:: Prompt ::
Skip all pictures, then copy the lines from the start of the data through the line with "import pandas as pd", keeping both ends.

▬▬▬

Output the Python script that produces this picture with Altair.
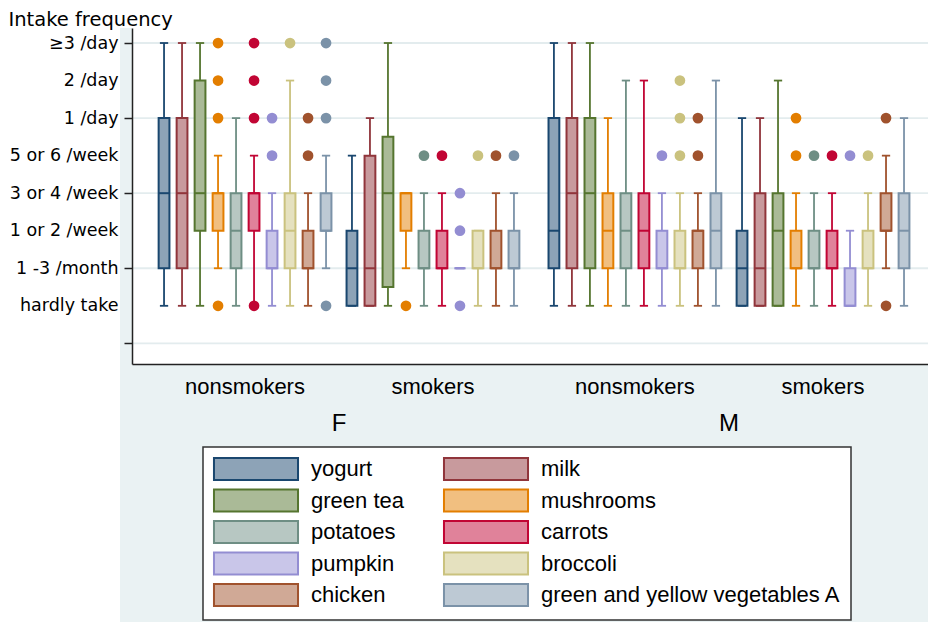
import json
import altair as alt
import pandas as pd

# ---------------- data ----------------
items = ["yogurt", "milk", "green tea", "mushrooms", "potatoes", "carrots",
         "pumpkin", "broccoli", "chicken", "green and yellow vegetables A"]
sexes = ["F", "F", "M", "M"]
smoking = ["nonsmokers", "smokers", "nonsmokers", "smokers"]
freq_labels = ["hardly take", "1 -3 /month", "1 or 2 /week", "3 or 4 /week",
               "5 or 6 /week", "1 /day", "2 /day", "\u22653 /day"]

# levels: 0 = hardly take ... 7 = >=3/day ; rows = F-non, F-smk, M-non, M-smk
lo = [
    [0, 0, 0, 1, 0, 0, 0, 0, 0, 1],
    [0, 0, 0, 1, 0, 0, 1, 0, 0, 0],
    [0, 0, 0, 0, 0, 0, 0, 0, 0, 0],
    [0, 0, 0, 0, 0, 0, 0, 0, 1, 0],
]
q1 = [
    [1, 1, 2, 2, 1, 2, 1, 1, 1, 2],
    [0, 0, 0.5, 2, 1, 1, 1, 1, 1, 1],
    [1, 1, 1, 1, 1, 1, 1, 1, 1, 1],
    [0, 0, 0, 1, 1, 1, 0, 1, 2, 1],
]
med = [
    [3, 3, 3, 3, 2, 3, 1, 2, 1, 2],
    [1, 1, 3, 3, 1, 1, 1, 1, 1, 1],
    [2, 3, 3, 2, 2, 2, 1, 1, 2, 2],
    [1, 1, 2, 1, 1, 1, 0, 1, 2, 2],
]
q3 = [
    [5, 5, 6, 3, 3, 3, 2, 3, 2, 3],
    [2, 4, 4.5, 3, 2, 2, 1, 2, 2, 2],
    [5, 5, 5, 3, 3, 3, 2, 2, 2, 3],
    [2, 3, 3, 2, 2, 2, 1, 2, 3, 3],
]
hi = [
    [7, 7, 7, 4, 5, 4, 3, 6, 3, 4],
    [4, 5, 7, 3, 3, 3, 1, 2, 3, 3],
    [7, 7, 7, 5, 6, 6, 3, 3, 3, 6],
    [5, 5, 6, 3, 3, 3, 2, 3, 4, 5],
]
outliers = [
    {"mushrooms": [7, 6, 5, 0], "carrots": [7, 6, 5, 0], "pumpkin": [5, 4],
     "broccoli": [7], "chicken": [5, 4], "green and yellow vegetables A": [7, 6, 5, 0]},
    {"mushrooms": [0], "potatoes": [4], "carrots": [4], "pumpkin": [3, 2, 0],
     "broccoli": [4], "chicken": [4], "green and yellow vegetables A": [4]},
    {"pumpkin": [4], "broccoli": [6, 5, 4], "chicken": [5, 4]},
    {"mushrooms": [5, 4], "potatoes": [4], "carrots": [4], "pumpkin": [4],
     "broccoli": [4], "chicken": [5, 0]},
]

# ---------------- styles ----------------
strokes = ["#1a476f", "#90353b", "#55752f", "#e37e00", "#6e8e84",
           "#c10534", "#938dd2", "#cac27e", "#a0522d", "#7b92a8"]
fills = ["#8da3b7", "#c89a9d", "#aaba97", "#f1bf80", "#b7c7c2",
         "#e0829a", "#c9c6e9", "#e5e1bf", "#d0a996", "#bdc9d4"]
group_start = [1.78, 12.22, 23.44, 33.89]   # slot position of first box in each group
PLOT_W, PLOT_H = 796, 336
X_MAX = PLOT_W / 18.0
BOX_HALF, CAP_HALF = 0.3, 0.23
BG = "#eaf2f3"

rows, orows = [], []
for g in range(4):
    for i, it in enumerate(items):
        p = group_start[g] + i
        rows.append(dict(item=it, pos=p, left=p - BOX_HALF, right=p + BOX_HALF,
                         capl=p - CAP_HALF, capr=p + CAP_HALF,
                         lo=lo[g][i], q1=q1[g][i], med=med[g][i], q3=q3[g][i], hi=hi[g][i]))
        for v in outliers[g].get(it, []):
            orows.append(dict(item=it, dotcolor=strokes[i], pos=p, value=v))
box_df = pd.DataFrame(rows)
out_df = pd.DataFrame(orows)
grp_df = pd.DataFrame({"label": smoking, "pos": [s + 4.5 for s in group_start]})
sex_df = pd.DataFrame({"label": ["F", "M"],
                       "pos": [(group_start[0] + group_start[1]) / 2 + 4.5,
                               (group_start[2] + group_start[3]) / 2 + 4.5]})
one = pd.DataFrame({"k": [0]})
grid_df = pd.DataFrame({"level": [-1, 1, 3, 5, 7]})

# ---------------- scales / axes ----------------
xscale = alt.Scale(domain=[0, X_MAX], nice=False, zero=False)
yscale = alt.Scale(domain=[-1.55, 7.4], nice=False, zero=False)
xaxis = alt.Axis(labels=False, ticks=False, grid=False, title="", domainColor="#222",
                 domainWidth=1.5, zindex=1)
label_expr = "datum.value >= 0 ? " + json.dumps(freq_labels, ensure_ascii=False) + "[datum.value] : ''"
yaxis = alt.Axis(values=list(range(-1, 8)), labelExpr=label_expr, title="Intake frequency",
                 titleAngle=0, titleAlign="left", titleBaseline="alphabetic",
                 titleX=-124, titleY=-3, titleFont="DejaVu Sans", titleFontSize=19.5,
                 titleFontWeight="normal", titleColor="black",
                 labelFont="DejaVu Sans", labelFontSize=17.5, labelColor="black",
                 labelPadding=6, labelFlush=False, labelOverlap=False,
                 tickSize=8, tickWidth=1.5, tickColor="#222",
                 tickOpacity={"condition": {"test": "abs(datum.value) % 2 == 1", "value": 1}, "value": 0},
                 domainColor="#222", domainWidth=1.5, grid=False, zindex=1)


def X(f):
    return alt.X(f"{f}:Q", scale=xscale, axis=xaxis)


def Y(f):
    return alt.Y(f"{f}:Q", scale=yscale, axis=yaxis)


stroke_scale = alt.Scale(domain=items, range=strokes)
fill_scale = alt.Scale(domain=items, range=fills)
# legend swatch: 84 x 22 px rectangle (path drawn at scale sqrt(symbolSize)/2 = 11)
leg = alt.Legend(title=None, orient="none", legendX=71, legendY=419, columns=2,
                 direction="horizontal",
                 symbolType="M-3.82,-1H3.82V1H-3.82Z", symbolSize=484, symbolStrokeWidth=2,
                 symbolOffset=31, labelOffset=43,
                 labelFont="Liberation Sans", labelFontSize=22, labelColor="black",
                 rowPadding=1.5, columnPadding=35, padding=10,
                 fillColor="white", strokeColor="#333", labelLimit=400)
stroke_enc = alt.Stroke("item:N", scale=stroke_scale, legend=leg)

# ---------------- layers ----------------
bg = alt.Chart(one).mark_rect(color=BG).encode(
    x=alt.value(-12), x2=alt.value(PLOT_W), y=alt.value(0), y2=alt.value(594))
plot_bg = alt.Chart(one).mark_rect(color="white").encode(
    x=alt.value(0), x2=alt.value(PLOT_W), y=alt.value(0), y2=alt.value(PLOT_H))
grid = alt.Chart(grid_df).mark_rule(color="#e3ecee", strokeWidth=1.8).encode(
    y=Y("level"), x=alt.value(0), x2=alt.value(PLOT_W))

base = alt.Chart(box_df)
whisk_lo = base.mark_rule(strokeWidth=1.8).encode(x=X("pos"), y=Y("lo"), y2="q1:Q", stroke=stroke_enc)
whisk_hi = base.mark_rule(strokeWidth=1.8).encode(x=X("pos"), y=Y("q3"), y2="hi:Q", stroke=stroke_enc)
cap_lo = base.mark_rule(strokeWidth=1.8).encode(x=X("capl"), x2="capr:Q", y=Y("lo"), stroke=stroke_enc)
cap_hi = base.mark_rule(strokeWidth=1.8).encode(x=X("capl"), x2="capr:Q", y=Y("hi"), stroke=stroke_enc)
boxes = base.mark_rect(strokeWidth=2).encode(
    x=X("left"), x2="right:Q", y=Y("q1"), y2="q3:Q",
    fill=alt.Fill("item:N", scale=fill_scale, legend=leg),
    stroke=stroke_enc)
medians = base.mark_rule(strokeWidth=2).encode(x=X("left"), x2="right:Q", y=Y("med"), stroke=stroke_enc)
dots = alt.Chart(out_df).mark_circle(size=115, opacity=1).encode(
    x=X("pos"), y=Y("value"), color=alt.Color("dotcolor:N", scale=None))

grp_text = alt.Chart(grp_df).mark_text(font="Liberation Sans", fontSize=22, color="black",
                                       baseline="middle", align="center").encode(
    x=X("pos"), y=alt.value(359), text="label:N")
sex_text = alt.Chart(sex_df).mark_text(font="Liberation Sans", fontSize=24, color="black",
                                       baseline="middle", align="center").encode(
    x=X("pos"), y=alt.value(396), text="label:N")

chart = alt.layer(bg, plot_bg, grid, whisk_lo, whisk_hi, cap_lo, cap_hi, boxes, medians, dots,
                  grp_text, sex_text).properties(
    width=PLOT_W, height=PLOT_H,
    autosize=alt.AutoSizeParams(type="none"),
    padding={"left": 124, "top": 20, "right": 0, "bottom": 258},
    background="white",
).configure_view(stroke="transparent").configure_legend(strokeWidth=1.5)

chart.save("out.html", embed_options={"renderer": "svg", "actions": False})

▬▬▬

:: Answer to this exercise ::
Output the Python script that produces this picture with Altair.
import json
import altair as alt
import pandas as pd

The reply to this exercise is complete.